En 1943, Jacob et son fils Léon sont arrêtés par la Gestapo de Lyon. Léon, alors âgé de quatorze ans, est déporté à Auschwitz où on le force à travailler dans une mine de sel, il ne survivra pas. Jacob est incarcéré à Lyon et exécuté. Ita-Rosa, qui n'a ni argent ni travail ni relations, se retrouve seule avec les quatre enfants restants. Le coeur brisé, mais réconfortée par l'idée qu'ils seront en sûreté, au chaud et bien nourris, elle confie Mina, huit ans et Claudine, cinq ans, aux membres de l'OSE qui conduisent les filles à la maison d'enfants d'Izieu. Alexandre et Monique demeurent avec leur mère et tous trois survivront. Mina et Claudine sont arrêtées lors de la descente à la maison d'enfants d'Izieu, puis déportées le 30 juin 1944 de Drancy à Auschwitz où elles sont assassinées.
Ita-Rosa Halaunbrenner participera au combat mené pour faire traduire en justice en France, Klaus Barbie, dirigeant de la Gestapo de Lyon, et témoignera devant la cour.
En 1986, Liora Halaunbrenner, petite-fille d'Ita-Rosa, soumettra des Feuilles de témoignage à Yad Vashem en mémoire de Mina et de Claudine, de leur père Jacob et de leur frère Léon.
Hans Ament. L'un des enfants de la maison d'enfants d'Izieu, France. Hans, dix ans, fut assassiné à Auschwitz
Hans Ament, dix ans, était l'un des enfants de la maison d'enfants d'Izieu. Il fut arrêté lors de la descente, envoyé au camp de concentration de Drancy et déporté le 30 mai 1944 à Auschwitz où il fut assassiné.
Max Ament, né en Pologne, et sa femme Ernestina, originaire de Hongrie, vivaient à Vienne avec leurs fils Alfred (né en 1928) et Hans (né en 1934). En 1939, la famille partit pour la Belgique, avec l'intention d'émigrer aux Etats-Unis. En mars 1940, un visa américain fut délivré à Hans à Antwerp, mais en mai 1940, les Allemands envahirent la Belgique avant qu'il ait pu partir et les Ament s'enfuirent pour la France.
Max fut déporté de Drancy en mars 1943 et assassiné à Sobibor ou à Majdanek. Ce même mois, Ernestina fut admise dans un sanatorium pour les malades atteints de tuberculose, à quelques dizaines de kilomètres de la maison d'enfants d'Izieu où son petit garçon, Hans, avait été conduit. L'OSE fit passer, clandestinement, en Suisse, son fils aîné Alfred, alors âgé de seize ans.

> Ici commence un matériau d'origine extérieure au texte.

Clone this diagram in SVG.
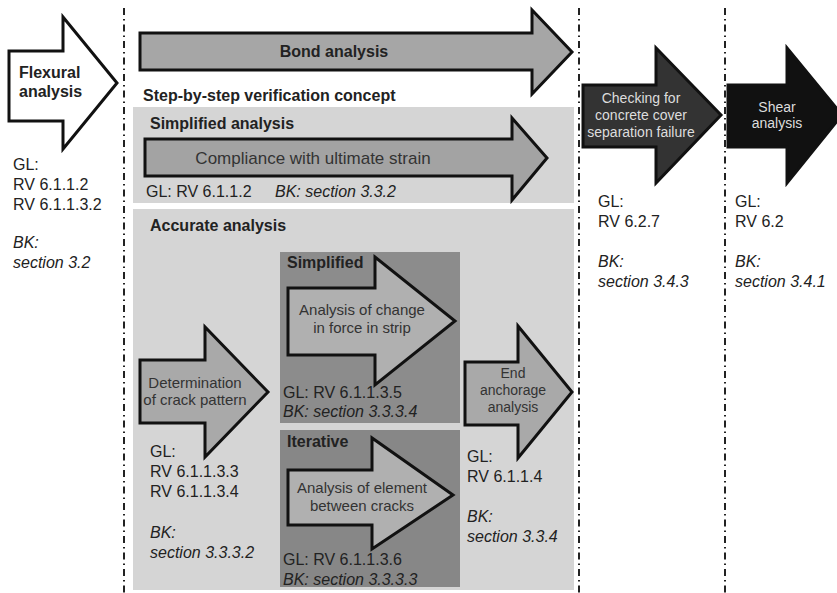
<svg xmlns="http://www.w3.org/2000/svg" width="837" height="593" viewBox="0 0 837 593">
<style>
text{font-family:"Liberation Sans",Arial,sans-serif;fill:#222}
.b{font-weight:bold;font-size:16px}
.t{font-size:16px}
.i{font-size:16px;font-style:italic}
.s{font-size:15px;fill:#333}
.a{stroke:#111;stroke-width:3;stroke-linejoin:miter}
.c{text-anchor:middle}
.div{stroke:#222;stroke-width:2;stroke-dasharray:7 4 1.5 4;fill:none}
</style>
<rect width="837" height="593" fill="#fff"/>
<g id="dividers">
<line class="div" x1="124" y1="8" x2="124" y2="593"/>
<line class="div" x1="579" y1="8" x2="579" y2="593"/>
<line class="div" x1="725" y1="8" x2="725" y2="593"/>
</g>
<g id="flexural">
<path class="a" fill="#fff" d="M9,51 L63,51 L63,17 L117,83 L63,149 L63,121 L9,121 Z"/>
<text class="b" x="19" y="78">Flexural</text>
<text class="b" x="19" y="97">analysis</text>
<text class="t" x="13" y="170">GL:</text>
<text class="t" x="13" y="190">RV 6.1.1.2</text>
<text class="t" x="13" y="210">RV 6.1.1.3.2</text>
<text class="i" x="13" y="248">BK:</text>
<text class="i" x="13" y="268">section 3.2</text>
</g>
<g id="bond">
<path class="a" fill="#a6a6a6" d="M140,33 L532,33 L532,10 L572,52 L532,94 L532,70 L140,70 Z"/>
<text class="b c" x="334" y="57">Bond analysis</text>
<text class="b" x="143" y="101">Step-by-step verification concept</text>
</g>
<g id="simplified-analysis">
<rect x="133" y="107" width="441" height="96" fill="#d5d5d5"/>
<text class="b" x="150" y="129">Simplified analysis</text>
<path class="a" fill="#a3a3a3" d="M145,139 L512,139 L512,118 L547,158 L512,200 L512,176 L145,176 Z"/>
<text class="c" x="313" y="164" style="font-size:17px;fill:#333">Compliance with ultimate strain</text>
<text class="t" x="146" y="197">GL: RV 6.1.1.2</text>
<text class="i" x="275" y="197">BK: section 3.3.2</text>
</g>
<g id="accurate-analysis">
<rect x="133" y="209" width="441" height="381" fill="#d5d5d5"/>
<text class="b" x="150" y="231">Accurate analysis</text>
</g>
<g id="crack-pattern">
<path class="a" fill="#a9a9a9" d="M140,360 L205,360 L205,327 L268,392 L205,457 L205,423 L140,423 Z"/>
<text class="s c" x="195" y="388">Determination</text>
<text class="s c" x="195" y="405">of crack pattern</text>
<text class="t" x="150" y="457">GL:</text>
<text class="t" x="150" y="477">RV 6.1.1.3.3</text>
<text class="t" x="150" y="497">RV 6.1.1.3.4</text>
<text class="i" x="150" y="538">BK:</text>
<text class="i" x="150" y="558">section 3.3.3.2</text>
</g>
<g id="simplified">
<rect x="280" y="252" width="180" height="171" fill="#8c8c8c"/>
<text class="b" x="287" y="268">Simplified</text>
<path class="a" fill="#b0b0b0" d="M288,288 L375,288 L375,257 L455,321 L375,385 L375,355 L288,355 Z"/>
<text class="s c" x="362" y="315">Analysis of change</text>
<text class="s c" x="362" y="333">in force in strip</text>
<text class="t" x="283" y="398">GL: RV 6.1.1.3.5</text>
<text class="i" x="283" y="417">BK: section 3.3.3.4</text>
</g>
<g id="iterative">
<rect x="280" y="430" width="180" height="157" fill="#878787"/>
<text class="b" x="287" y="447">Iterative</text>
<path class="a" fill="#b0b0b0" d="M288,470 L372,470 L372,438 L453,495 L372,549 L372,525 L288,525 Z"/>
<text class="s c" x="362" y="493">Analysis of element</text>
<text class="s c" x="362" y="511">between cracks</text>
<text class="t" x="283" y="565">GL: RV 6.1.1.3.6</text>
<text class="i" x="283" y="585">BK: section 3.3.3.3</text>
</g>
<g id="end-anchorage">
<path class="a" fill="#a9a9a9" d="M465,362 L518,362 L518,326 L572,392 L518,458 L518,425 L465,425 Z"/>
<text class="c" x="513" y="378" style="font-size:14px;fill:#333">End</text>
<text class="c" x="513" y="395" style="font-size:14px;fill:#333">anchorage</text>
<text class="c" x="513" y="412" style="font-size:14px;fill:#333">analysis</text>
<text class="t" x="467" y="462">GL:</text>
<text class="t" x="467" y="482">RV 6.1.1.4</text>
<text class="i" x="467" y="522">BK:</text>
<text class="i" x="467" y="542">section 3.3.4</text>
</g>
<g id="cover-separation">
<path class="a" fill="#333" d="M583,85 L656,85 L656,48 L721,115 L656,183 L656,147 L583,147 Z"/>
<text class="c" x="641" y="103" style="font-size:14px;fill:#ddd">Checking for</text>
<text class="c" x="641" y="120" style="font-size:14px;fill:#ddd">concrete cover</text>
<text class="c" x="641" y="137" style="font-size:14px;fill:#ddd">separation failure</text>
<text class="t" x="598" y="207">GL:</text>
<text class="t" x="598" y="227">RV 6.2.7</text>
<text class="i" x="598" y="267">BK:</text>
<text class="i" x="598" y="287">section 3.4.3</text>
</g>
<g id="shear">
<path class="a" fill="#111" d="M728,85 L787,85 L787,48 L842,115 L787,183 L787,147 L728,147 Z"/>
<text class="c" x="777" y="112" style="font-size:14px;fill:#ddd">Shear</text>
<text class="c" x="777" y="128" style="font-size:14px;fill:#ddd">analysis</text>
<text class="t" x="735" y="207">GL:</text>
<text class="t" x="735" y="227">RV 6.2</text>
<text class="i" x="735" y="267">BK:</text>
<text class="i" x="735" y="287">section 3.4.1</text>
</g>
</svg>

Dans une lettre envoyée d'Izieu par Hans, dix ans, à sa mère au sanatorium, il écrivit :
« 100 000 000 gros baisers de votre fils qui pense à vous sans cesse. »
Hans fut arrêté avec les autres enfants de la maison d'Izieu et déporté le 30 mai 1944 de Drancy à Auschwitz, où il fut assassiné. Sa mère Ernestina mourut au sanatorium en août 1944. Son frère Alfred émigra aux Etats-Unis après la guerre. En 1986, Alfred Ament soumit des Feuilles de témoignage à Yad Vashem en mémoire de son père, Max et de son frère, Hans.

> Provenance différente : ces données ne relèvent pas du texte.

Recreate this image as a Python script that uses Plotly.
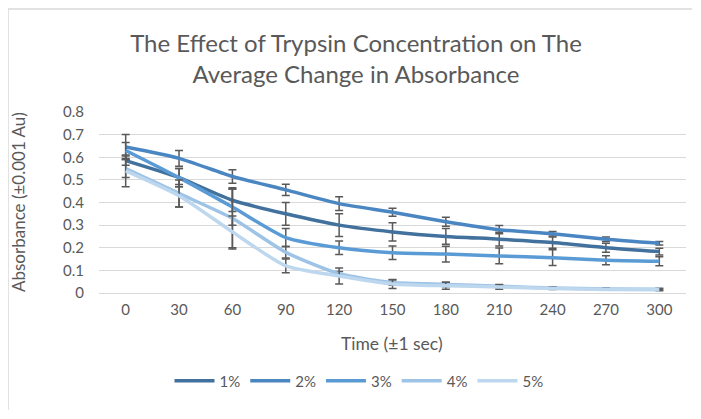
import plotly.graph_objects as go

times = ["0", "30", "60", "90", "120", "150", "180", "210", "240", "270", "300"]
series_names = ["1%", "2%", "3%", "4%", "5%"]

abs_1 = [0.585, 0.51, 0.41, 0.35, 0.30, 0.27, 0.25, 0.238, 0.223, 0.20, 0.183]
abs_2 = [0.645, 0.595, 0.515, 0.456, 0.395, 0.357, 0.315, 0.28, 0.262, 0.238, 0.22]
abs_3 = [0.63, 0.51, 0.38, 0.245, 0.20, 0.178, 0.172, 0.164, 0.156, 0.145, 0.14]
abs_4 = [0.55, 0.44, 0.33, 0.18, 0.085, 0.046, 0.038, 0.03, 0.022, 0.018, 0.017]
abs_5 = [0.54, 0.43, 0.27, 0.12, 0.075, 0.04, 0.032, 0.027, 0.02, 0.016, 0.014]

err_1 = [0.02, 0.04, 0.05, 0.05, 0.05, 0.04, 0.035, 0.03, 0.025, 0.02, 0.015]
err_2 = [0.055, 0.035, 0.03, 0.025, 0.03, 0.018, 0.02, 0.018, 0.01, 0.01, 0.008]
err_3 = [0.035, 0.04, 0.08, 0.04, 0.03, 0.03, 0.035, 0.035, 0.035, 0.02, 0.02]
err_4 = [0.04, 0.06, 0.135, 0.025, 0.01, 0.012, 0.01, 0.008, 0.005, 0.004, 0.004]
err_5 = [0.07, 0.05, 0.07, 0.03, 0.035, 0.02, 0.015, 0.01, 0.005, 0.004, 0.004]

values = [abs_1, abs_2, abs_3, abs_4, abs_5]
errors = [err_1, err_2, err_3, err_4, err_5]
colors = ["#41719C", "#4A86C2", "#5B9BD5", "#9DC3E6", "#BDD7EE"]

FONT = "Lato, 'Open Sans', sans-serif"
GREY = "#595959"

fig = go.Figure()
for name, y, e, c in zip(series_names, values, errors, colors):
    fig.add_trace(go.Scatter(
        x=times, y=y, name=name, mode="lines",
        line=dict(color=c, width=3.5, shape="spline", smoothing=0.6),
        error_y=dict(type="data", array=e, visible=True, color="#595959",
                     thickness=1.5, width=4),
    ))

# page offset of the figure inside the screenshot (body margin)
OFF = 7
W, H = 684, 402
l, t = 98 - OFF, 111 - OFF
pw, ph = 587, 181
r, b = W - l - pw, H - t - ph

def px_x(p):
    return (p - OFF - l) / pw

def px_y(p):
    return (H - b - (p - OFF)) / ph

# chart-area border (only top and left edges are visible in the reference)
border = dict(color="#D9D9D9", width=1.5)
fig.add_shape(type="line", xref="paper", yref="paper",
              x0=px_x(7), x1=px_x(760), y0=px_y(8), y1=px_y(8), line=border, layer="below")
fig.add_shape(type="line", xref="paper", yref="paper",
              x0=px_x(7), x1=px_x(7), y0=px_y(8), y1=px_y(480), line=border, layer="below")

fig.add_annotation(text="Absorbance (±0.001 Au)", xref="paper", yref="paper",
                   x=px_x(17), y=px_y(201), xanchor="center", yanchor="middle",
                   textangle=-90, showarrow=False, font=dict(size=17, color=GREY))
fig.add_annotation(text="Time (±1 sec)", xref="paper", yref="paper",
                   x=px_x(391), y=px_y(342), xanchor="center", yanchor="middle",
                   showarrow=False, font=dict(size=17.5, color=GREY))

fig.update_layout(
    width=W, height=H,
    margin=dict(l=l, r=r, t=t, b=b, autoexpand=False),
    paper_bgcolor="white", plot_bgcolor="white",
    font=dict(family=FONT, color=GREY, size=15),
    title=dict(text="The Effect of Trypsin Concentration on The<br>Average Change in Absorbance",
               x=(355 - OFF) / W, xref="container", xanchor="center",
               yref="container", y=1 - (50.5 - OFF) / H, yanchor="middle",
               font=dict(family=FONT, size=24, color=GREY)),
    showlegend=True,
    legend=dict(orientation="h", x=px_x(358), xanchor="center", y=px_y(380), yanchor="middle",
                font=dict(size=15, color=GREY), traceorder="normal",
                itemwidth=40, tracegroupgap=0),
    xaxis=dict(type="category", range=[-0.5, 10.5], showgrid=False, automargin=False,
               showline=True, linecolor="#D9D9D9", linewidth=1, ticks="",
               tickfont=dict(size=15, color=GREY), ticklabelstandoff=3,
               zeroline=False),
    yaxis=dict(range=[0, 0.8], dtick=0.1, showgrid=True, gridcolor="#D9D9D9", gridwidth=1,
               showline=False, zeroline=False, ticks="", automargin=False,
               tickfont=dict(size=15, color=GREY), ticklabelstandoff=14,
               tickformat=".1~f"),
)

fig.write_html("out.html")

Rénate Krochmal, huit ans et Liane Krochmal, six ans, qui vivaient à la maison d'enfants d'Izieu, furent déportées le 13 avril 1944 et moururent en déportation.
En 1938, Yaakov et Amalie Krochmal-Kolboshover fuient l'Autriche pour la Belgique avec leurs trois enfants, Siegfried (né en 1931), Rénate (née en 1935) et Liane (née en 1937). Jacob avait un frère et une sœur aux Etats-Unis mais les tentatives effectuées pour obtenir des permis de séjour pour sa famille et pour lui-même se révèlent infructueuses.
La famille Krochmal est arrêtée et internée dans le camp de concentration de Rivesaltes, où Siegfried périt. Ses parents sont transférés à Drancy et en septembre 1942, ils sont déportés à Auschwitz, où ils sont assassinés. On ne sait ni quand ni comment Rénate et Liane sont arrivées à la maison d'enfants d'Izieu mais elles sont arrêtées au cours de la descente et déportées avec tous les autres enfants de l'établissement vers les camps d'extermination d'Europe de l'Est où elles seront assassinées.
En 1999, Zvi Carmeli (Krochmal), le neveu de Jacob et d'Amalie, a soumis des Feuilles de témoignage à Yad Vashem en mémoire des membres de sa famille, Siegfried, Rénate et Liane et leurs parents, Yaakov et Amalie.